The US gallon (3.785 L) is smaller than the Imperial gallon (4.546 L). So the same car gets about 20% higher MPG in Imperial than US units. 30 US MPG = 36 Imperial MPG.
Under 6 L/100 km is excellent, 6-8 is good, 8-10 is average, 10-13 is below average, above 13 is poor. Hybrids achieve 3-5 L/100 km.
Above 35 MPG (US) is excellent, 25-35 is good, 20-25 is average, below 20 is poor. Hybrids achieve 45-60 MPG.
Cold weather reduces fuel economy by 10-20% due to engine warm-up, higher fuel viscosity, winter fuel blends, and increased electrical loads (heating, defrosting).
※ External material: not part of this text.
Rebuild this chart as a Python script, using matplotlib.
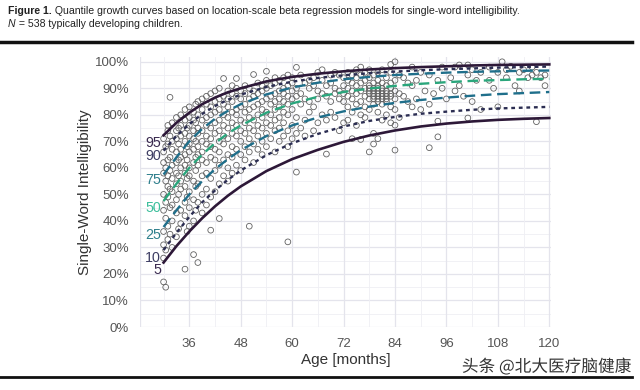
import matplotlib
matplotlib.use("Agg")
import matplotlib.pyplot as plt
from matplotlib.lines import Line2D
import matplotlib.patheffects as pe
from matplotlib import font_manager

plt.rcParams['font.family'] = ['Liberation Sans', 'DejaVu Sans']

# ---------------- data ----------------
curve_ages = [30, 33, 36, 39, 42, 45, 48, 54, 60, 66, 72, 78, 84, 90, 96, 102, 108, 114, 120]
q95 = [72.3, 77.0, 80.8, 84.0, 86.5, 88.5, 90.0, 92.6, 94.3, 95.5, 96.4, 97.1, 97.6, 98.0, 98.3, 98.6, 98.8, 98.9, 99.0]
q90 = [66.5, 72.0, 76.5, 80.3, 83.3, 85.7, 87.6, 90.5, 92.5, 93.9, 94.9, 95.7, 96.3, 96.8, 97.2, 97.5, 97.8, 98.0, 98.2]
q75 = [57.5, 64.0, 70.0, 74.7, 78.5, 81.5, 84.0, 87.7, 90.3, 92.1, 93.4, 94.3, 95.0, 95.5, 95.9, 96.2, 96.4, 96.6, 96.7]
q50 = [47.5, 54.0, 60.0, 65.0, 69.3, 73.0, 76.0, 80.8, 84.3, 86.8, 88.6, 89.9, 90.9, 91.7, 92.3, 92.8, 93.1, 93.4, 93.6]
q25 = [37.7, 44.0, 50.0, 55.0, 59.5, 63.3, 66.7, 72.0, 76.0, 79.0, 81.3, 83.1, 84.5, 85.6, 86.5, 87.2, 87.8, 88.2, 88.6]
q10 = [29.0, 35.5, 41.5, 47.0, 51.5, 55.5, 59.0, 64.8, 69.3, 72.8, 75.6, 77.7, 79.2, 80.4, 81.2, 81.9, 82.4, 82.7, 83.0]
q05 = [24.3, 30.5, 36.0, 41.0, 45.5, 49.5, 53.0, 58.8, 63.3, 66.8, 69.8, 72.2, 74.1, 75.6, 76.7, 77.5, 78.1, 78.5, 78.8]

quantile_labels = ["95", "90", "75", "50", "25", "10", "5"]
label_pos = [69.2, 64.4, 55.4, 44.9, 34.6, 26.2, 21.4]

scatter_ages = [30, 30.5, 31, 31.5, 32, 33, 33.5, 34, 35, 35.5, 36, 37, 37.5, 38, 39, 40, 41, 42, 43, 44,
                45, 46, 47, 48, 49, 50, 51, 52, 53, 54, 55, 56, 57, 58, 59, 60, 61, 62, 63, 64,
                65, 66, 67, 68, 69, 70, 71, 72, 73, 74, 75, 76, 77, 78, 79, 80, 81, 82, 83, 84,
                85, 86, 87, 88, 89, 90, 91, 92, 93, 94, 95, 96, 97, 98, 99, 100, 101, 102, 103, 104,
                105, 106, 107, 108, 109, 110, 111, 112, 113, 114, 115, 116, 117, 118, 119]
scatter_values = [
    [26, 31, 36, 44, 50, 58, 62, 66, 71, 17],
    [29, 41, 47, 55, 60, 68, 15],
    [33, 38, 49, 53, 57, 63, 69, 74, 76],
    [35, 45, 52, 59, 64, 72, 86.6],
    [30, 40, 46, 51, 56, 61, 67, 70, 77],
    [34, 43, 48, 54, 58, 62, 66, 71, 74, 79],
    [37, 50, 57, 63, 69, 75],
    [39, 44, 52, 55, 60, 64, 67, 72, 76, 80],
    [21.8, 42, 47, 53, 58, 61, 65, 70, 73, 78, 82],
    [36, 49, 56, 63, 68, 75],
    [38, 45, 51, 57, 60, 66, 69, 72, 76, 79, 83],
    [27.3, 40, 48, 55, 62, 67, 71, 74, 78, 81],
    [44, 53, 59, 64, 70, 77, 84],
    [24.3, 47, 54, 61, 65, 68, 73, 75, 80, 85],
    [43, 50, 57, 63, 66, 70, 74, 78, 82, 86],
    [46, 52, 58, 62, 69, 72, 76, 79, 84, 87],
    [36.5, 49, 56, 64, 68, 71, 75, 80, 83, 88],
    [51, 59, 63, 67, 73, 77, 81, 85, 89],
    [40.9, 54, 61, 66, 70, 74, 78, 82, 86, 90],
    [57, 63, 69, 72, 76, 80, 84, 87, 93.7],
    [55, 60, 65, 71, 75, 79, 83, 86, 89],
    [58, 64, 68, 73, 77, 81, 85, 88, 91],
    [61, 67, 72, 76, 80, 82, 87, 90, 93.7],
    [59, 65, 70, 74, 78, 83, 86, 89],
    [63, 68, 73, 77, 81, 84, 88, 91],
    [38, 66, 71, 75, 79, 82, 86, 90],
    [62, 69, 74, 78, 83, 87, 89, 95.2],
    [67, 72, 76, 80, 84, 88, 92],
    [65, 70, 75, 79, 82, 85, 89, 91],
    [68, 73, 77, 81, 86, 90, 93, 96.4],
    [71, 76, 80, 84, 87, 91],
    [66, 74, 78, 82, 85, 88, 92, 94],
    [70, 75, 79, 83, 86, 89, 93],
    [72, 77, 81, 85, 88, 90, 94],
    [32.1, 68, 74, 80, 84, 87, 91, 95],
    [71, 76, 82, 86, 89, 92, 94],
    [58.4, 73, 79, 87, 90, 97.9],
    [75, 84, 88, 95],
    [72, 78, 86, 92],
    [81, 85, 90, 93],
    [74, 83, 91, 94],
    [77, 86, 89, 96],
    [80, 88, 93, 97],
    [65.2, 78, 87, 91],
    [81, 85, 92, 95],
    [79, 88, 90, 96],
    [74, 86, 89, 95],
    [77, 85, 88, 91, 94],
    [78, 83, 87, 90, 93, 96],
    [71, 81, 86, 89, 92, 95],
    [76, 84, 88, 91, 94, 97],
    [70.7, 80, 85, 89, 92, 95, 98],
    [79, 83, 87, 90, 93, 96],
    [66, 82, 86, 88, 89, 90, 91, 94, 97],
    [69, 73, 84, 86, 87, 88, 89, 90, 92, 95],
    [71, 81, 85, 86, 87, 88, 89, 90, 91, 93, 96],
    [78, 84, 86, 87, 88, 89, 90, 92, 97],
    [80, 85, 86, 87, 88, 89, 91, 94],
    [77, 83, 87, 88, 90, 92, 96, 99],
    [66.7, 76.1, 82, 86, 89, 93, 100],
    [79, 88, 95],
    [87, 94],
    [85, 92],
    [83, 91, 98],
    [86, 93],
    [82, 96],
    [89],
    [67.6, 84, 95],
    [88],
    [71.7, 77.6, 93],
    [90, 98],
    [86],
    [94],
    [89, 98],
    [91, 98.8],
    [87],
    [78.8, 95, 98.8],
    [85, 97],
    [93],
    [82, 96],
    [],
    [93, 98],
    [90],
    [83, 96],
    [100],
    [94, 97],
    [98.3],
    [91],
    [89, 96],
    [97],
    [94],
    [95, 98],
    [77.4, 96],
    [94],
    [91, 95],
]

x_ticks = [36, 48, 60, 72, 84, 96, 108, 120]
y_ticks = [0, 10, 20, 30, 40, 50, 60, 70, 80, 90, 100]

# ---------------- figure ----------------
fig = plt.figure(figsize=(6.4, 3.9), dpi=100)
fig.patch.set_facecolor('white')

ax = fig.add_axes([140/640, 1-327/390, 411/640, 270/390])
ax.set_xlim(24.5, 120.4)
ax.set_ylim(0, 101.8)

# grid
for v in range(0, 101, 5):
    ax.axhline(v, color='#e4e4ec' if v % 10 == 0 else '#efeff4', lw=0.9 if v % 10 == 0 else 0.6, zorder=0)
for v in range(30, 121, 6):
    ax.axvline(v, color='#e4e4ec' if v % 12 == 0 else '#efeff4', lw=0.9 if v % 12 == 0 else 0.6, zorder=0)
ax.axvline(24.6, color='#e4e4ec', lw=0.9, zorder=0)

for sp in ax.spines.values():
    sp.set_visible(False)

# scatter
xs, ys = [], []
for a, vals in zip(scatter_ages, scatter_values):
    for v in vals:
        xs.append(a)
        ys.append(v)
ax.scatter(xs, ys, s=17, facecolors='none', edgecolors='#626262', linewidths=0.6, zorder=2)

# curves
c_solid = '#2d1838'
c_dot = '#2b2d52'
c_teal = '#1f6f8b'
c_green = '#2aa67c'
ax.plot(curve_ages, q95, color=c_solid, lw=1.9, zorder=3)
ax.plot(curve_ages, q05, color=c_solid, lw=1.9, zorder=3)
ax.plot(curve_ages, q90, color=c_dot, lw=1.7, ls=(0, (1.6, 1.6)), zorder=3)
ax.plot(curve_ages, q10, color=c_dot, lw=1.7, ls=(0, (1.6, 1.6)), zorder=3)
ax.plot(curve_ages, q75, color=c_teal, lw=1.7, ls=(0, (4.5, 2.4)), zorder=3)
ax.plot(curve_ages, q25, color=c_teal, lw=1.7, ls=(0, (4.5, 2.4)), zorder=3)
ax.plot(curve_ages, q50, color=c_green, lw=1.7, ls=(0, (4.5, 2.4)), zorder=3)

label_colors = ['#3a2a4f', '#3d3d63', '#2e7f8c', '#3dbf9c', '#2e7f8c', '#3d3d63', '#3a2a4f']
for lab, yv, col in zip(quantile_labels, label_pos, label_colors):
    ax.text(29.4, yv, lab, ha='right', va='center', fontsize=10.3, color=col, zorder=4)

ax.set_xticks(x_ticks)
ax.set_xticklabels([str(t) for t in x_ticks])
ax.set_yticks(y_ticks)
ax.set_yticklabels([f"{t}%" for t in y_ticks])
ax.tick_params(length=0, labelsize=9.5, labelcolor='#555555', pad=8)
ax.set_xlabel("Age [months]", fontsize=11, color='#333333', labelpad=2)
ax.set_ylabel("Single-Word Intelligibility", fontsize=11, color='#333333', labelpad=2)

# caption (placed piece by piece)
cap_family = ['Liberation Sans', 'DejaVu Sans']
cap_fs = 7.6
renderer = fig.canvas.get_renderer()

def put_run(x_px, y_px, pieces):
    x = x_px
    for txt, kw in pieces:
        t = fig.text(x/640, 1-y_px/390, txt, fontsize=cap_fs, color='#222222', va='center',
                     family=cap_family, **kw)
        bb = t.get_window_extent(renderer=renderer)
        x += bb.width

put_run(8, 11, [("Figure 1.", dict(fontweight='bold')),
                (" Quantile growth curves based on location-scale beta regression models for single-word intelligibility.", {})])
put_run(8, 24, [("N", dict(style='italic')), (" = 538 typically developing children.", {})])

# rules
fig.add_artist(Line2D([0, 632/640], [1-42/390, 1-42/390], color='#111111', lw=2.5))
fig.add_artist(Line2D([0, 632/640], [1-377/390, 1-377/390], color='#111111', lw=2.0))

# watermark
fig.text(631/640, 1-367/390, "头条 @北大医疗脑健康", fontsize=12, color='#333333', ha='right', va='center',
         family=['Noto Sans CJK SC', 'DejaVu Sans'],
         path_effects=[pe.withStroke(linewidth=2, foreground='white')])

fig.savefig("out.png", dpi=100, facecolor='white')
MPG measures distance per fuel volume (higher = better). L/100 km measures fuel volume per distance (lower = better). They are reciprocally related: MPG(US) = 235.215 / (L/100km).
Multiply km/L by 2.35215 to get MPG (US), or by 2.82481 for MPG (Imperial).
Diesel engines typically achieve 15-30% better fuel economy than gasoline. But diesel fuel is denser, so the cost per mile difference is smaller. LPG and CNG have lower energy density.
The US Environmental Protection Agency (EPA) rates vehicles' fuel economy through standardized lab tests. City, highway, and combined MPG ratings are posted on every new vehicle window sticker in the US.
EVs use kWh/100 km or MPGe (miles per gallon equivalent). 1 gallon of gasoline = 33.7 kWh. A typical EV achieves 100+ MPGe or 15-20 kWh/100 km.